— start —
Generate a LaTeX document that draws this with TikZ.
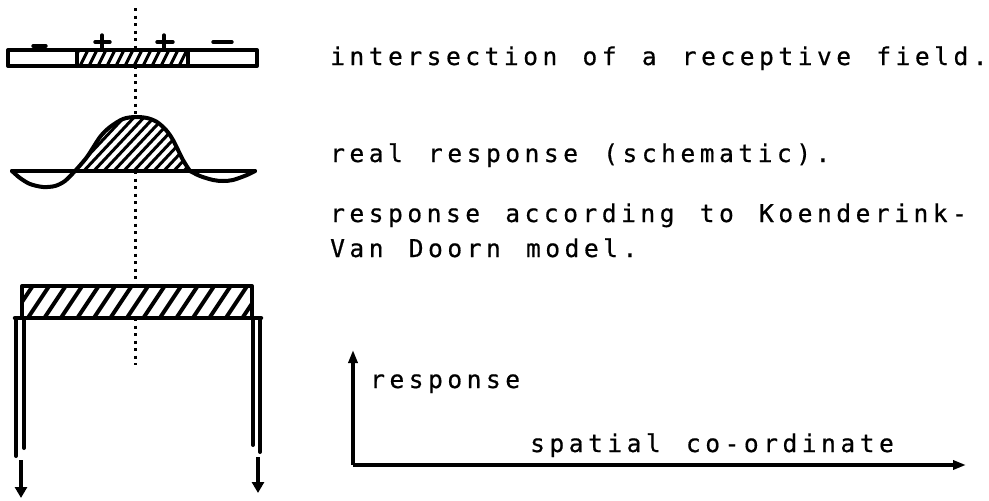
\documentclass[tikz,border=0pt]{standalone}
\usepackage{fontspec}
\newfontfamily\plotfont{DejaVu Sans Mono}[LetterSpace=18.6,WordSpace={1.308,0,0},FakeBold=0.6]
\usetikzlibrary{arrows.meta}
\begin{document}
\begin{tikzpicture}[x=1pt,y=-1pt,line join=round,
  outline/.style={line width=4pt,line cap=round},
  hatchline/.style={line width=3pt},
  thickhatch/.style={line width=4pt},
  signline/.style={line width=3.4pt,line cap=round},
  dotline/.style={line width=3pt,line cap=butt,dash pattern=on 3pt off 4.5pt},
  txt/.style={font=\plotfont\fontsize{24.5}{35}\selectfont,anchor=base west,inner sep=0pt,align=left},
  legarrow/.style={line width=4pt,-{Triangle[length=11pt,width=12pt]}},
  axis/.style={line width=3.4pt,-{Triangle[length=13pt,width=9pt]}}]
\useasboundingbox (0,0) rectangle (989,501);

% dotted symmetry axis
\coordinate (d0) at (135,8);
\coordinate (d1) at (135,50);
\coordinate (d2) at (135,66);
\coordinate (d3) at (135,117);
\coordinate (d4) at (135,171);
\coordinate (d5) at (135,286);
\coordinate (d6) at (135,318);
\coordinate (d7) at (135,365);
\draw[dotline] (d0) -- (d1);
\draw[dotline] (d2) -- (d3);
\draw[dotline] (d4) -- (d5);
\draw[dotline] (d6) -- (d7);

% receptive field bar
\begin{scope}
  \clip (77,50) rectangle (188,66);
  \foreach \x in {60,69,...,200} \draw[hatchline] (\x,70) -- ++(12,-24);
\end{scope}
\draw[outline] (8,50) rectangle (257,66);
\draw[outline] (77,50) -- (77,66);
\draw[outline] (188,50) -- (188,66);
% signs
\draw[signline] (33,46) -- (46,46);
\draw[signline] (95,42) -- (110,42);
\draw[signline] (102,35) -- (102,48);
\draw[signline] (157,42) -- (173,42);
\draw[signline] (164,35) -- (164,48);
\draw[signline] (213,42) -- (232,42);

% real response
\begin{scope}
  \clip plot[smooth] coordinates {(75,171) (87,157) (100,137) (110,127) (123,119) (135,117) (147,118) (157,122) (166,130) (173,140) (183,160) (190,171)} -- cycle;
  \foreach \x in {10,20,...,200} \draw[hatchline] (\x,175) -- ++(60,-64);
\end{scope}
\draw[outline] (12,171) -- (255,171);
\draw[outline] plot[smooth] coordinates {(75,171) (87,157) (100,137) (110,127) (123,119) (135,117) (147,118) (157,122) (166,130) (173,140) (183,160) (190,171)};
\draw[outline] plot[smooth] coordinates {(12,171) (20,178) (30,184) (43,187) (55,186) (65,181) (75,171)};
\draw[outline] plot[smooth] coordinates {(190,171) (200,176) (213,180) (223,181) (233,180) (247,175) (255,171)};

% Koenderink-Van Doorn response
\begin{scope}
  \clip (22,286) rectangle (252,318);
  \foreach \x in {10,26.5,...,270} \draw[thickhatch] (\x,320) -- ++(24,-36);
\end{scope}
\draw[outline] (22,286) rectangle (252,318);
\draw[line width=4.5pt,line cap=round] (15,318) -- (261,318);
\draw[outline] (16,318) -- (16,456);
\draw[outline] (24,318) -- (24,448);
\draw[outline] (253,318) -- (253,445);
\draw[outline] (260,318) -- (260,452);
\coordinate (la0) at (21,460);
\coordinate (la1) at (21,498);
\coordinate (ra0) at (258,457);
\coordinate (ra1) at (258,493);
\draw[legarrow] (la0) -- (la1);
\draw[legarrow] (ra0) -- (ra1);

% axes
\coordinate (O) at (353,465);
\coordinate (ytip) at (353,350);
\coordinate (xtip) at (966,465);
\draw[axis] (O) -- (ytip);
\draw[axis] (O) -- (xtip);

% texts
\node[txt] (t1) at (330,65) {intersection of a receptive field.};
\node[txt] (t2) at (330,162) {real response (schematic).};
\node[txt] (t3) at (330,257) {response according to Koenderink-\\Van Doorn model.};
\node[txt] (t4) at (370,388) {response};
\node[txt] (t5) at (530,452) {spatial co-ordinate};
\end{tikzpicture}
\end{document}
— end —
## Objective:
Transcribe the listing in full and omit the pictures.

## Problem solution:
Generate a LaTeX document that draws this with TikZ.
\documentclass[tikz,border=0pt]{standalone}
\usepackage{fontspec}
\newfontfamily\plotfont{DejaVu Sans Mono}[LetterSpace=18.6,WordSpace={1.308,0,0},FakeBold=0.6]
\usetikzlibrary{arrows.meta}
\begin{document}
\begin{tikzpicture}[x=1pt,y=-1pt,line join=round,
  outline/.style={line width=4pt,line cap=round},
  hatchline/.style={line width=3pt},
  thickhatch/.style={line width=4pt},
  signline/.style={line width=3.4pt,line cap=round},
  dotline/.style={line width=3pt,line cap=butt,dash pattern=on 3pt off 4.5pt},
  txt/.style={font=\plotfont\fontsize{24.5}{35}\selectfont,anchor=base west,inner sep=0pt,align=left},
  legarrow/.style={line width=4pt,-{Triangle[length=11pt,width=12pt]}},
  axis/.style={line width=3.4pt,-{Triangle[length=13pt,width=9pt]}}]
\useasboundingbox (0,0) rectangle (989,501);

% dotted symmetry axis
\coordinate (d0) at (135,8);
\coordinate (d1) at (135,50);
\coordinate (d2) at (135,66);
\coordinate (d3) at (135,117);
\coordinate (d4) at (135,171);
\coordinate (d5) at (135,286);
\coordinate (d6) at (135,318);
\coordinate (d7) at (135,365);
\draw[dotline] (d0) -- (d1);
\draw[dotline] (d2) -- (d3);
\draw[dotline] (d4) -- (d5);
\draw[dotline] (d6) -- (d7);

% receptive field bar
\begin{scope}
  \clip (77,50) rectangle (188,66);
  \foreach \x in {60,69,...,200} \draw[hatchline] (\x,70) -- ++(12,-24);
\end{scope}
\draw[outline] (8,50) rectangle (257,66);
\draw[outline] (77,50) -- (77,66);
\draw[outline] (188,50) -- (188,66);
% signs
\draw[signline] (33,46) -- (46,46);
\draw[signline] (95,42) -- (110,42);
\draw[signline] (102,35) -- (102,48);
\draw[signline] (157,42) -- (173,42);
\draw[signline] (164,35) -- (164,48);
\draw[signline] (213,42) -- (232,42);

% real response
\begin{scope}
  \clip plot[smooth] coordinates {(75,171) (87,157) (100,137) (110,127) (123,119) (135,117) (147,118) (157,122) (166,130) (173,140) (183,160) (190,171)} -- cycle;
  \foreach \x in {10,20,...,200} \draw[hatchline] (\x,175) -- ++(60,-64);
\end{scope}
\draw[outline] (12,171) -- (255,171);
\draw[outline] plot[smooth] coordinates {(75,171) (87,157) (100,137) (110,127) (123,119) (135,117) (147,118) (157,122) (166,130) (173,140) (183,160) (190,171)};
\draw[outline] plot[smooth] coordinates {(12,171) (20,178) (30,184) (43,187) (55,186) (65,181) (75,171)};
\draw[outline] plot[smooth] coordinates {(190,171) (200,176) (213,180) (223,181) (233,180) (247,175) (255,171)};

% Koenderink-Van Doorn response
\begin{scope}
  \clip (22,286) rectangle (252,318);
  \foreach \x in {10,26.5,...,270} \draw[thickhatch] (\x,320) -- ++(24,-36);
\end{scope}
\draw[outline] (22,286) rectangle (252,318);
\draw[line width=4.5pt,line cap=round] (15,318) -- (261,318);
\draw[outline] (16,318) -- (16,456);
\draw[outline] (24,318) -- (24,448);
\draw[outline] (253,318) -- (253,445);
\draw[outline] (260,318) -- (260,452);
\coordinate (la0) at (21,460);
\coordinate (la1) at (21,498);
\coordinate (ra0) at (258,457);
\coordinate (ra1) at (258,493);
\draw[legarrow] (la0) -- (la1);
\draw[legarrow] (ra0) -- (ra1);

% axes
\coordinate (O) at (353,465);
\coordinate (ytip) at (353,350);
\coordinate (xtip) at (966,465);
\draw[axis] (O) -- (ytip);
\draw[axis] (O) -- (xtip);

% texts
\node[txt] (t1) at (330,65) {intersection of a receptive field.};
\node[txt] (t2) at (330,162) {real response (schematic).};
\node[txt] (t3) at (330,257) {response according to Koenderink-\\Van Doorn model.};
\node[txt] (t4) at (370,388) {response};
\node[txt] (t5) at (530,452) {spatial co-ordinate};
\end{tikzpicture}
\end{document}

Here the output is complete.